Article Title



Cardiovascular disease (CVD) is the number one cause of death in the developed world, accounting for 30% of deaths. Individuals with Spinal Cord Injuries (SCI) are at higher risk, with 40% of deaths being attributable to CVD. With a special population such as SCI’s that cannot gain the same cardiovascular benefits of exercise that able-bodied (AB) individuals can, chronic passive heat therapy (CHT) becomes a possible substitute. A determining risk factor of cardiovascular disease is increased arterial stiffness, and pulse wave velocity (PWV) is a proven method for assessing arterial stiffness. PURPOSE: To examine the effect of 8 weeks of CHT on aortic and leg PWV in both AB and SCI subjects.

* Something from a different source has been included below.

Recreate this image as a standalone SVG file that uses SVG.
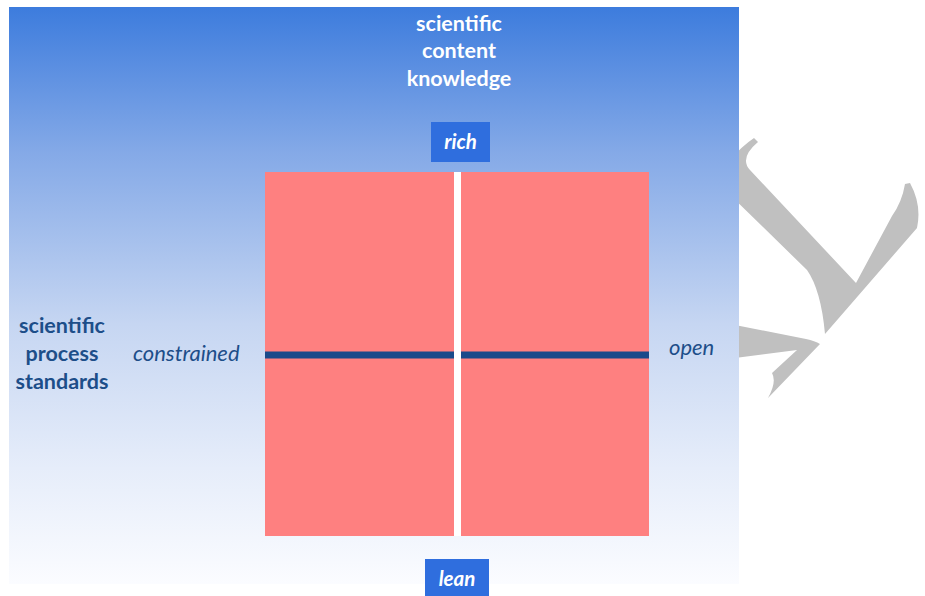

METHODS: Seven subjects (2 male AB, 4 female AB, 1 male SCI; ages 22 ± 1 yrs, BMI 22 ± 1 m2/kg), completed 8 weeks of CHT, consisting of 4-5 sessions a week (36 sessions total) in a 40.5°C hot tub to maintain rectal temperature between 38.5-39.0°C for 60 min. At 0 and 8 weeks, PWV was assessed using applanation tonometry, with probes placed over the common carotid and common femoral arteries (C-F, aortic) and common femoral and posterior tibial arteries (F-A, leg). The measured distance between the two probes was divided by the time delay between pulses to give the PWV. Data are mean ± S.E. cm/sec. RESULTS: Following 8 weeks of CHT, C-F PWV decreased from 687 to 652 cm/s (p=0.12) in AB subjects and from 773 to 720 cm/sec in the SCI subject, indicating a trend towards reduced aortic arterial stiffness. There was no change in F-A PWV’s in AB subjects (949 to 976 cm/sec, p=0.47), but leg PWV substantially improved in the SCI subject from 1,034 to 806 cm/sec. CONCLUSION: Based on our preliminary data, CHT reduces aortic arterial stiffness in both AB and SCI subjects, indicating reduced cardiovascular risk. Of note, the greatest improvement observed was that of F-A PWV in the SCI subject. As such, CHT shows great promise for improving cardiovascular health in individuals with SCI, and may provide a novel therapeutic approach for other special populations to reduce cardiovascular disease risk, such as the obese and diabetics.